Lecz z strony tego nicht Bielińśkiemu nie zadał kwestii i komu on łeb kazał urwać, przepadło jak nic, które na świecie nie było. We dwie niedzieli po wyjeździe królewskim z kraju kończyła się jurysdykcja marszałkowska co do sądów; co zaś do innych rozporządzeń w mieście Warszawie, tą się Bieliński ciągle zatrudniał; nawet choć wyjachał na lato, jak miał zwyczaj, gdy króla nie było, do Otwocka, dóbr swoich, zostawiał w Warszawie namiestników swoich, którzy planty jego egzekwowali.
Piszę o samym Bielińskim, gdyż od wzięcia rozumu, jego zaznałem marszałkiem wielkim koronnym; i on był nim aż do śmierci Augusta III i po nim coś czasu, o czym będzie w dziejach polskich, inną księgą spisanych.
Sprawy potoczne, które się nie odsądziły w sądach marszałkowskich, po zakończeniu tej jurysdykcji odsyłane bywały do grodu i do ratusza miasta Starej Warszawy podług kondycji osób z sobą się prawujących.

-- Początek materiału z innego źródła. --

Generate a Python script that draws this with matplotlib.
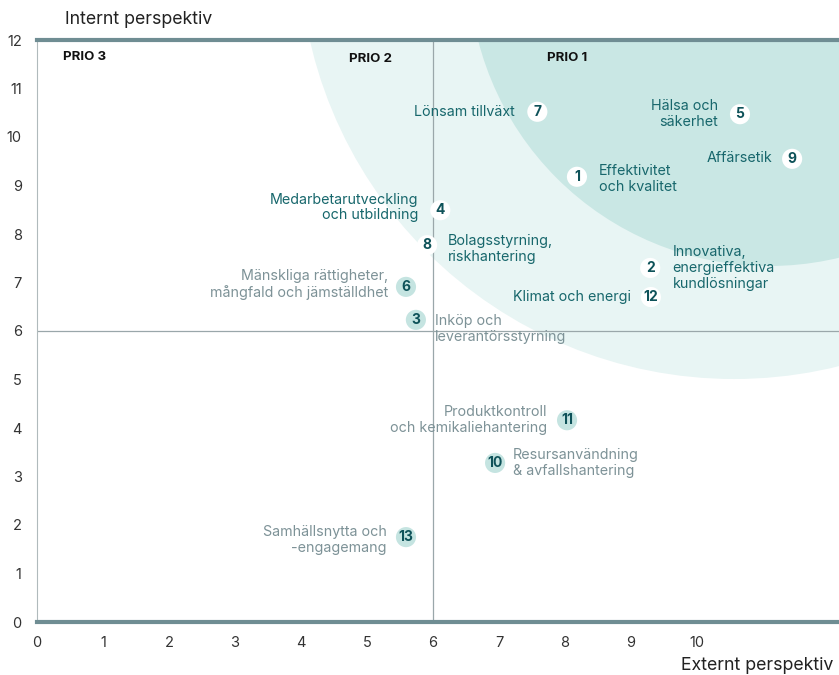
import matplotlib.pyplot as plt
from matplotlib.patches import Ellipse

plt.rcParams['font.family'] = ['Inter', 'DejaVu Sans']

# data
nums = [1, 2, 3, 4, 5, 6, 7, 8, 9, 10, 11, 12, 13]
ext = [8.18, 9.29, 5.74, 6.11, 10.65, 5.59, 7.58, 5.91, 11.44, 6.94, 8.03, 9.30, 5.59]
intern = [9.18, 7.30, 6.23, 8.49, 10.47, 6.91, 10.52, 7.77, 9.55, 3.28, 4.16, 6.70, 1.75]
labels = [
    "Effektivitet\noch kvalitet",
    "Innovativa,\nenergieffektiva\nkundlösningar",
    "Inköp och\nleverantörsstyrning",
    "Medarbetarutveckling\noch utbildning",
    "Hälsa och\nsäkerhet",
    "Mänskliga rättigheter,\nmångfald och jämställdhet",
    "Lönsam tillväxt",
    "Bolagsstyrning,\nriskhantering",
    "Affärsetik",
    "Resursanvändning\n& avfallshantering",
    "Produktkontroll\noch kemikaliehantering",
    "Klimat och energi",
    "Samhällsnytta och\n-engagemang",
]
prioritized = [True, True, False, True, True, False, True, True, True, False, False, True, False]
x_ticks = list(range(0, 11))
y_ticks = list(range(0, 13))

# label offsets in points (dx, dy), positive dy = up
offsets = {
    1: (16, -1.5), 2: (16, 0), 3: (14, -6.5), 4: (-16, 2), 5: (-16, 0),
    6: (-13, 1.5), 7: (-16.5, 0), 8: (15, -3), 9: (-14.5, 0.7), 10: (13, 0),
    11: (-14.5, 0), 12: (-14, 0), 13: (-14, -2),
}

TEAL = '#17676c'
GREY_TXT = '#7d9297'
NUM = '#0e5259'

fig = plt.figure(figsize=(8.39, 6.75), dpi=100)
ax = fig.add_axes([37 / 839, 53 / 675, 1 - 37 / 839, 582 / 675])
ax.set_xlim(0, 12.15)
ax.set_ylim(0, 12)

# bakgrundszoner
ax.add_patch(Ellipse((10.56, 13.98), 2 * 6.59, 2 * 8.97, color='#e8f5f4', zorder=0, lw=0))
ax.add_patch(Ellipse((11.09, 13.53), 2 * 4.55, 2 * 6.19, color='#c9e7e4', zorder=0.5, lw=0))

ax.axvline(6, color='#9aa7aa', lw=0.9, zorder=1)
ax.axhline(6, color='#9aa7aa', lw=0.9, zorder=1)

for n, x, y, lab, p in zip(nums, ext, intern, labels, prioritized):
    face = 'white' if p else '#c5e4e1'
    ax.scatter([x], [y], s=210, color=face, edgecolors='none', zorder=3)
    ax.text(x, y, str(n), ha='center', va='center', fontsize=10, fontweight='bold',
            color=NUM, zorder=4)
    dx, dy = offsets[n]
    ax.annotate(lab, (x, y), xytext=(dx, dy), textcoords='offset points',
                ha='left' if dx > 0 else 'right', va='center', fontsize=10.3,
                color=TEAL if p else GREY_TXT, linespacing=1.15, zorder=4)

ax.text(0.39, 11.65, "PRIO 3", fontsize=9.6, fontweight='bold', va='center', color='#111111')
ax.text(4.73, 11.6, "PRIO 2", fontsize=9.6, fontweight='bold', va='center', color='#111111')
ax.text(7.73, 11.62, "PRIO 1", fontsize=9.6, fontweight='bold', va='center', color='#111111')

ax.set_xticks(x_ticks)
ax.set_yticks(y_ticks)
ax.tick_params(length=0, labelsize=10.5, labelcolor='#333333')
ax.tick_params(axis='x', pad=10)
ax.tick_params(axis='y', pad=11)

for s in ['top', 'bottom']:
    ax.spines[s].set_color('#6f8d93')
    ax.spines[s].set_linewidth(3)
ax.spines['left'].set_color('#b0babc')
ax.spines['left'].set_linewidth(0.8)
ax.spines['right'].set_visible(False)

fig.text(65 / 839, 1 - 20 / 675, "Internt perspektiv", fontsize=12.8, va='center', color='#222222')
fig.text(833 / 839, 1 - 665 / 675, "Externt perspektiv", fontsize=12.8, va='center', ha='right',
         color='#222222')

fig.savefig('out.png', dpi=100)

Inkarceraci zaś wszyscy jakiegokolwiek stanu, jeszcze nie dekretowani, oddawani bywali do tegoż ratusza, gdzie ich nie lepszy los czekał jak od Bielińskiego, póki żył Lupia, ustawiczny prezydent tegoż miasta. Był to w surowości i sprawiedliwości drugi tom Bielińskiego.

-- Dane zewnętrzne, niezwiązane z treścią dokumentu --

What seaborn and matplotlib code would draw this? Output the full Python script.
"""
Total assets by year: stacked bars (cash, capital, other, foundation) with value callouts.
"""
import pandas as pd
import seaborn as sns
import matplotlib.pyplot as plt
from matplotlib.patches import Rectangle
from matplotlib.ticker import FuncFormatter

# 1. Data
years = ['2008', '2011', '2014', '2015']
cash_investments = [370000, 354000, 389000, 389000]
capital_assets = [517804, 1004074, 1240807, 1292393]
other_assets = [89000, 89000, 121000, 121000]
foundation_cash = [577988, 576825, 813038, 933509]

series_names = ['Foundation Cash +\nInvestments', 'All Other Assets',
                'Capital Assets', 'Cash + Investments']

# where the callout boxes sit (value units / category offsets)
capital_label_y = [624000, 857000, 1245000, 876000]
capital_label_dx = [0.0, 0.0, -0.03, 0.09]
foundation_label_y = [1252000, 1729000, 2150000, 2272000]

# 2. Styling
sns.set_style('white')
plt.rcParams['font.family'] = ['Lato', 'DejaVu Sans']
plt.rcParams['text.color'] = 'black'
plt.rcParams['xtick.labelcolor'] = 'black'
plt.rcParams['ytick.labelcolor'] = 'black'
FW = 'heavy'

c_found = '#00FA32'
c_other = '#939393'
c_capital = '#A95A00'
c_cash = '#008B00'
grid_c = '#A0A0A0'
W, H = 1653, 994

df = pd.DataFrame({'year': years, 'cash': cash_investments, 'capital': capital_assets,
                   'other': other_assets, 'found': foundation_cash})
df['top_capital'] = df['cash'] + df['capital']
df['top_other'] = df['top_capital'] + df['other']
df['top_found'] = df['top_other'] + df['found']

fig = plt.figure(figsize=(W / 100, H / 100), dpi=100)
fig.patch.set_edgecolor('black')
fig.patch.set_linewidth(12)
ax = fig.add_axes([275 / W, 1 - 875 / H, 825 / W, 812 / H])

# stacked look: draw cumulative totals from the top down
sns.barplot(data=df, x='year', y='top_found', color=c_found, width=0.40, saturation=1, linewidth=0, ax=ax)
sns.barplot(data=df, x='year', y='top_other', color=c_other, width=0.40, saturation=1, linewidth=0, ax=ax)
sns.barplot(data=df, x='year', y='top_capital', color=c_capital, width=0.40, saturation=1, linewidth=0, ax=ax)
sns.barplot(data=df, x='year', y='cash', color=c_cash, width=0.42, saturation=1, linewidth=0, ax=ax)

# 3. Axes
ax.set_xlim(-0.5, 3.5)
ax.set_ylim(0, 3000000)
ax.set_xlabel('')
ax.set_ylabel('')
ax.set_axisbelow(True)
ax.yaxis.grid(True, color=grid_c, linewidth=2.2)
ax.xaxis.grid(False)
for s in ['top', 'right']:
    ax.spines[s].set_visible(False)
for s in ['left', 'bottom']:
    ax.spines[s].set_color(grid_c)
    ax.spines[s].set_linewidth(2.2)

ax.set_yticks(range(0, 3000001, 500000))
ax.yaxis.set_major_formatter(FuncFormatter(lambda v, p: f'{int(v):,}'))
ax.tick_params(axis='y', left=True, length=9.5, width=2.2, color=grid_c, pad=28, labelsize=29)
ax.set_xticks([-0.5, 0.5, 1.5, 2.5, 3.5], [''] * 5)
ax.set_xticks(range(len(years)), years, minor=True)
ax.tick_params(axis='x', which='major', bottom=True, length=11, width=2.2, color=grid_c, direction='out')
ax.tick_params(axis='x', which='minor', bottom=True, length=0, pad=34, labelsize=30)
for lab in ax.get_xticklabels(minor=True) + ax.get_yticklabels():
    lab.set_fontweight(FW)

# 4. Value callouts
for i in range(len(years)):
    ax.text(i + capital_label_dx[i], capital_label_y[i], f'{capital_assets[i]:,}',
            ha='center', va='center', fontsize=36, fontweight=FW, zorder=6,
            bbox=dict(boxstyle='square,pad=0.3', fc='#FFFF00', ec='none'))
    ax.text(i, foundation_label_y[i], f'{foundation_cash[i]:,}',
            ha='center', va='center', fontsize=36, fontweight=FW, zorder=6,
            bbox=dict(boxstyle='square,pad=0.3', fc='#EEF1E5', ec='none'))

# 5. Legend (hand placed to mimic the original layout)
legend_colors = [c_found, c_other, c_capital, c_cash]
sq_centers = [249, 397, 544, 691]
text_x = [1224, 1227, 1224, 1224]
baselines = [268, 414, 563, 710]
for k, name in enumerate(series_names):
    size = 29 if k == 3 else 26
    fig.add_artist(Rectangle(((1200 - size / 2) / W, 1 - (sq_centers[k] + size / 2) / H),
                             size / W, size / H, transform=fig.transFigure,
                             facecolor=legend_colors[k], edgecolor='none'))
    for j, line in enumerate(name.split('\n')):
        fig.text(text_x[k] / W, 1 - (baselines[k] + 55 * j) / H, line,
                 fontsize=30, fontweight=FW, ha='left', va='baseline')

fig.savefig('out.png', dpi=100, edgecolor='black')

Sądy potoczne marszałkowskie były pierwszą instancją, od których szła apelacja przed samego marszałka; ale ta rzadko kiedy widziana była, ponieważ marszałek dobierał takowych sędziów, których sentencji poprawiać nie trzeba było i którzy z nim razem zasiadając jednym też duchem tchnęli.